We already have inventory categorization functionality, so I think we can use the same on variant pronunciations and create 'phonetic' table?? (I'm being optimistic) As for the 'total' table, combine 'phonological' and 'phonetic' and remove duplicates?

(And what is this? Seems like alternative inventories were tried in 2016?) https://github.com/PhonologicalCorpusTools/CorpusTools/blob/f1ba66511bdbbdb0659720a0d57143e5d3e76a05/corpustools/corpus/classes/lexicon.py#L2759-L2782

stannam commented 2 years ago

Also see #560 especially, https://github.com/PhonologicalCorpusTools/CorpusTools/issues/560#issuecomment-229464376

Inventory charts in the main window will always display the default transcription's inventory, and only the default inventory's table should be open for editing. In an analysis window, users should be able to see (but not edit) the inventory of alternative transcriptions. This can be accomplished by simply feeding the alternative inventory to the default inventory table's sort function. That is, we sort the alternative inventory based on the default inventory's row/column settings. Some alternative segments (possibly all of them) will end up in the uncategorized tab, but there's not much to be done for that right now. I think this can be a relatively quick fix.

Seems like it is intentional to only contain default segments in the main inventory chart. Alternative inventory chart should not be editable but can be accessed in analysis functions?

stannam commented 2 years ago

Two txt files are added to Dropbox. Find them in Phonological_CorpusTools_Public/example_files/variants/variants in inventory

kchall commented 2 years ago

Our current interim solution does show all symbols (phonetic or phonological) in a 'master' inventory table. Searches based on these symbols return 0, but there is a note to that effect in the search dialogue box.

However, there are two further problems: (1) All analyses have the same issue as searches (e.g., if you try to calculate functional load based on minimal pairs for [t] / [ɾ] in the above corpora ('writing' vs. 'riding'), the result is 0. This is likely to be true of ALL analyses. (2) If you pull up the 'corpus summary' inventory and click on a symbol that happens to occur only in phonetic variants (e.g. [ɾ] or [kʰ] in the above corpora), PCT crashes outright with no error message (instead of giving either the actual type / token count or 0).

Given these issues, I actually think we should 'roll back' the commit that added symbols that appear only in pronunciation variants to the total inventory, and simply clarify in the documentation that currently, only canonical pronunciations are used to populate the inventory and hence can be used in searches and analyses.

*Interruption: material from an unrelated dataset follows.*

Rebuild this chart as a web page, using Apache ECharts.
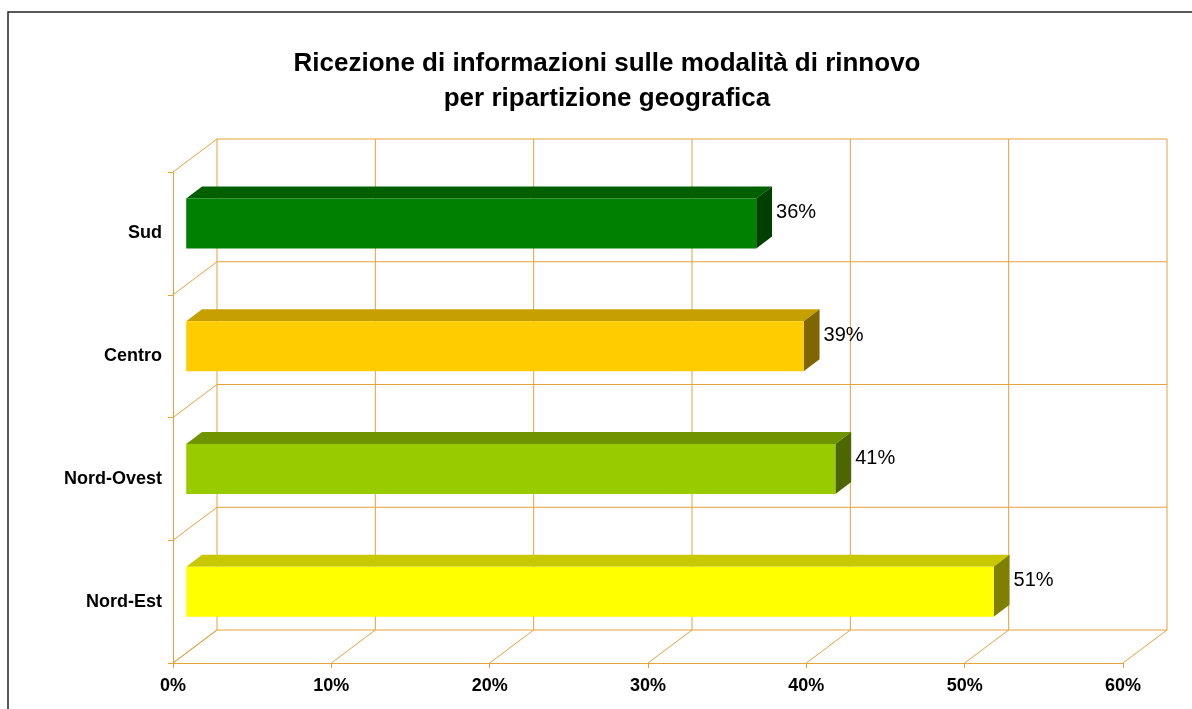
<!DOCTYPE html>
<html>
<head>
<meta charset="utf-8">
<title>Ricezione di informazioni sulle modalità di rinnovo</title>
<script src="https://cdn.jsdelivr.net/npm/echarts@6/dist/echarts.min.js"></script>
<style>
  html, body { margin: 0; padding: 0; background: #ffffff; }
  #chart { width: 1192px; height: 709px; }
</style>
</head>
<body>
<div id="chart"></div>
<script>
// Regions, listed bottom to top as they appear on the category axis
const categories = ['Nord-Est', 'Nord-Ovest', 'Centro', 'Sud'];
// Share of respondents informed about renewal procedures (%)
const values = [51, 41, 39, 36];
// Value axis ticks (%)
const xTicks = [0, 10, 20, 30, 40, 50, 60];

const titleLines = [
  'Ricezione di informazioni sulle modalità di rinnovo',
  'per ripartizione geografica'
];

// Face colours per region: front, top, side
const palette = [
  { front: '#FFFF00', top: '#C8C800', side: '#808000' },
  { front: '#99CC00', top: '#6F9400', side: '#4D6600' },
  { front: '#FFCC00', top: '#C6A000', side: '#806600' },
  { front: '#008000', top: '#006000', side: '#004000' }
];

const GRID_COLOR = '#E3A23A';
// Depth of the 3D box, in pixels
const DEPTH = { dx: 44, dy: -33 };
// Bar slab sits between these depth fractions
const BAR_D0 = 0.30, BAR_D1 = 0.66;
const BAR_H = 50;

const chart = echarts.init(document.getElementById('chart'), null, { renderer: 'canvas' });

function renderFrame(params, api) {
  const children = [];
  const line = (x1, y1, x2, y2) => children.push({
    type: 'line',
    shape: { x1, y1, x2, y2 },
    style: { stroke: GRID_COLOR, lineWidth: 1 }
  });
  const band = api.size([0, 1])[1];
  const firstC = api.coord([0, 0]);
  const lastC = api.coord([0, categories.length - 1]);
  const yBottom = firstC[1] + band / 2;
  const yTop = lastC[1] - band / 2;
  const xLeft = api.coord([xTicks[0], 0])[0];
  const xRight = api.coord([xTicks[xTicks.length - 1], 0])[0];

  // back wall verticals + floor diagonals
  xTicks.forEach(function (t) {
    const x = api.coord([t, 0])[0];
    line(x + DEPTH.dx, yTop + DEPTH.dy, x + DEPTH.dx, yBottom + DEPTH.dy);
    line(x, yBottom, x + DEPTH.dx, yBottom + DEPTH.dy);
  });
  // back wall horizontals + side wall diagonals at category boundaries
  for (let i = 0; i <= categories.length; i++) {
    const y = yBottom - i * band;
    line(xLeft + DEPTH.dx, y + DEPTH.dy, xRight + DEPTH.dx, y + DEPTH.dy);
    line(xLeft, y, xLeft + DEPTH.dx, y + DEPTH.dy);
  }
  return { type: 'group', children: children };
}

function renderBar(params, api) {
  const idx = api.value(0);
  const val = api.value(1);
  const c0 = api.coord([0, idx]);
  const c1 = api.coord([val, idx]);
  const col = palette[idx];

  const fx = DEPTH.dx * BAR_D0, fy = DEPTH.dy * BAR_D0;
  const bx = DEPTH.dx * BAR_D1, by = DEPTH.dy * BAR_D1;
  const x0 = c0[0] + fx, x1 = c1[0] + fx;
  const top = c0[1] + fy - BAR_H / 2;
  const bot = c0[1] + fy + BAR_H / 2;
  const ddx = bx - fx, ddy = by - fy;

  return {
    type: 'group',
    children: [
      {
        type: 'polygon',
        shape: { points: [[x0, top], [x0 + ddx, top + ddy], [x1 + ddx, top + ddy], [x1, top]] },
        style: { fill: col.top }
      },
      {
        type: 'polygon',
        shape: { points: [[x1, top], [x1 + ddx, top + ddy], [x1 + ddx, bot + ddy], [x1, bot]] },
        style: { fill: col.side }
      },
      {
        type: 'rect',
        shape: { x: x0, y: top, width: x1 - x0, height: bot - top },
        style: { fill: col.front }
      },
      {
        type: 'text',
        x: x1 + ddx + 4,
        y: c0[1] + by + 1,
        style: {
          text: val + '%',
          fill: '#000000',
          font: '20px "Liberation Sans", Arial, sans-serif',
          textAlign: 'left',
          textVerticalAlign: 'middle'
        }
      }
    ]
  };
}

const option = {
  backgroundColor: '#ffffff',
  animation: false,
  grid: { left: 173, right: 69, top: 172, bottom: 46, containLabel: false },
  xAxis: {
    type: 'value',
    min: xTicks[0],
    max: xTicks[xTicks.length - 1],
    interval: 10,
    axisLine: { show: true, lineStyle: { color: GRID_COLOR, width: 1 } },
    axisTick: { show: true, length: 5, lineStyle: { color: GRID_COLOR } },
    splitLine: { show: false },
    axisLabel: {
      formatter: '{value}%',
      color: '#000000',
      fontFamily: '"Liberation Sans", Arial, sans-serif',
      fontWeight: 'bold',
      fontSize: 18,
      margin: 14
    }
  },
  yAxis: {
    type: 'category',
    data: categories,
    axisLine: { show: true, lineStyle: { color: GRID_COLOR, width: 1 } },
    axisTick: { show: true, length: 5, lineStyle: { color: GRID_COLOR } },
    splitLine: { show: false },
    axisLabel: {
      color: '#000000',
      fontFamily: '"Liberation Sans", Arial, sans-serif',
      fontWeight: 'bold',
      fontSize: 18,
      margin: 11
    }
  },
  graphic: [
    {
      type: 'rect',
      shape: { x: 8, y: 12, width: 1200, height: 720 },
      style: { fill: 'none', stroke: '#222222', lineWidth: 1.5 },
      z: 0
    },
    {
      type: 'text',
      x: 607,
      y: 81,
      style: {
        text: titleLines.join('\n'),
        fill: '#000000',
        font: 'bold 26px "Liberation Sans", Arial, sans-serif',
        lineHeight: 35,
        textAlign: 'center',
        textVerticalAlign: 'middle'
      },
      z: 10
    }
  ],
  series: [
    {
      type: 'custom',
      name: 'frame',
      clip: false,
      silent: true,
      z: 1,
      renderItem: renderFrame,
      data: [[0, 0]]
    },
    {
      type: 'custom',
      name: 'Ricezione informazioni',
      clip: false,
      z: 3,
      renderItem: renderBar,
      encode: { x: 1, y: 0 },
      data: values.map(function (v, i) { return [i, v]; })
    }
  ]
};

chart.setOption(option);
</script>
</body>
</html>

@stannam maybe we could add instead a note on the 'corpus summary' dialogue box that says "Note that this inventory is based on only the symbols that occur in canonical pronunciations. PCT does not include symbols from pronunciation variants in the inventory, and such symbols cannot currently be directly searched for or used in analyses."

Thanks, and sorry for the hassle! :(

kchall commented 2 years ago

Hmm. I see that the corpus summary window is updated with the suggested note. But, it looks like PCT is still pulling in the inventory from pronunciation variants, so it's not quite rolled back. E.g.:

Load 'variant_inventory_ilg' corpus. The symbol [ɾ] appears only in the pronunciation variants of 'riding' and 'writing,' not in their canonical forms. Go to Corpus > Summary. [ɾ] appears in the inventory (and it shouldn't). Clicking on it causes PCT to crash.

If instead you go to Corpus > Phonological search, again, [ɾ] occurs in the inventory; searching for it returns a count of 0.

(And basically the same thing happens in variant_inventory_csv, though of course there the [ɾ] is in the phonetic transcription column, not stored as a pronunciation variant.

stannam commented 2 years ago

That is strange. On my end, the chart only contains canonical segments in the summary window and other places including analysis functions and Features > Manage inventory chart.

Can you try to load the .txt files again? I used the two files in example_files/variants/variants in inventory.

kchall commented 2 years ago

Ah! Yes...again, silly on my part. I was reloading the existing corpora instead of creating them from scratch. Looks good, thank you.